Home Gaya Hidup Malioboro Tiap Selasa Wage, dari Flashmob hingga Macapat

Malioboro Tiap Selasa Wage, dari Flashmob hingga Macapat

Yogyakarta, Gatra.com - Setiap hari Selasa Wage Jalan Malioboro bukan hanya menjadi jalur khusus untuk pejalan kaki atau pedestrian, melainkan juga jadi arena pelestarian budaya dan unjuk kreativitas.

Pada Selasa (17/2), kemeriahan itu terus berlanjut meski jalan sentra niaga dan wisata diguyur hujan. Warga bebas menyusuri jalan di pusat kota Yogyakarta itu tanpa gangguan kendaraan bermotor pribadi. Mereka dapat berjalan kaki, mengendarai sepeda, atau menaiki becak atau andong.

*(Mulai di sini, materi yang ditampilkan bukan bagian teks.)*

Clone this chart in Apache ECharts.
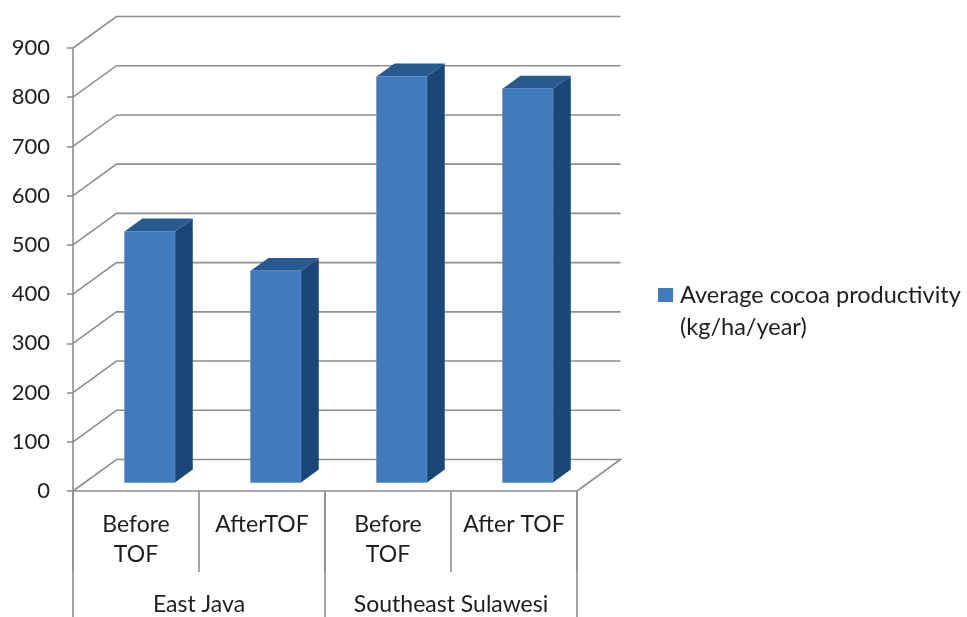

Malioboro sebetulnya tak tertutup sama sekali untuk kendaraan bermotor. Transportasi publik bus Trans Jogja dapat melintas. Namun khusus sore itu bus tersebut juga tak bisa lewat.

Hal ini lantaran pada uji coba tanpa kendaraan kala itu, Malioboro dijadikan rute untuk unjuk gigi para siswa Akademi Angkatan Udara. Mereka menggelar flashmob atau pertunjukan singkat secara massal untuk tarian Beksan Wanara, tari tentang pasukan monyet di epos Ramayana.

Penampilan sekitar 1500 taruna dan perwira AAU di kawasan Titik Nol Kilometer di ujung Malioboro ini bahkan diganjar rekor Lembaga Prestasi Indonesia dan Dunia.

“Dengan flashmob ini, kami ingin kulonuwun ke masyarakat Yogyakarta, kami ingin lebih dikenal dan dekat dengan masyarakat,” kata Gubernur AAU Nanang Santoso.

Setelah flashmob, grup drumband AAU juga unjuk kebolehan dari Malioboro hingga Alun-alun Utara. Para warga berjubel menyaksikan penampilan ini.

Selain aksi taruna AAU, sekelompok personel polisi juga sempat menggelar tari poco-poco dan bernyanyi bersama secara kompak di sekitar Kepatihan, kompleks Pemda Daerah Istimewa Yogyakarta.

Di sudut lain, sejumlah pegiat lingkungan mempertunjukkan karya daur ulang mereka yakni kerajinan dan instalasi seni dari kemasan air minum dan sampah plastik. Pengunjung pun tertarik dan menyimak penjelasan pembuatan karya daur ulang dan berfoto dengan latar instalasi seni.

Di ujung Malioboro, tepatnya di teras Museum Sonobudoyo, sekitar 30 orang duduk lesehan bernyanyi bersama tembang-tembang Macapat, lagu khas di budaya Jawa. Tiap Selasa Wage, agenda ini digelar dengan lokasi berpindah pindah di sepanjang Malioboro.

Secara bersama dan bergantian, mereka melantunkan lagu Gambuh, Kinanthi, Pangkur, dan Pocung. Bukan hanya dalam bahasa Jawa, tapi juga bahasa Indonesia. Alhasil, makna dalam lagu pun dapat diketahui, seperti pesan tentang bahaya merokok.

Pesertanya bukan hanya orang dewasa, tapi juga anak-anak. “Saya ajak anak ke sini supaya tahu dan belajar Macapat yang sekarang sudah semakin jarang dinyanyikan,” kata Suhartini (55) yang datang bersama putranya kelas 5 SD.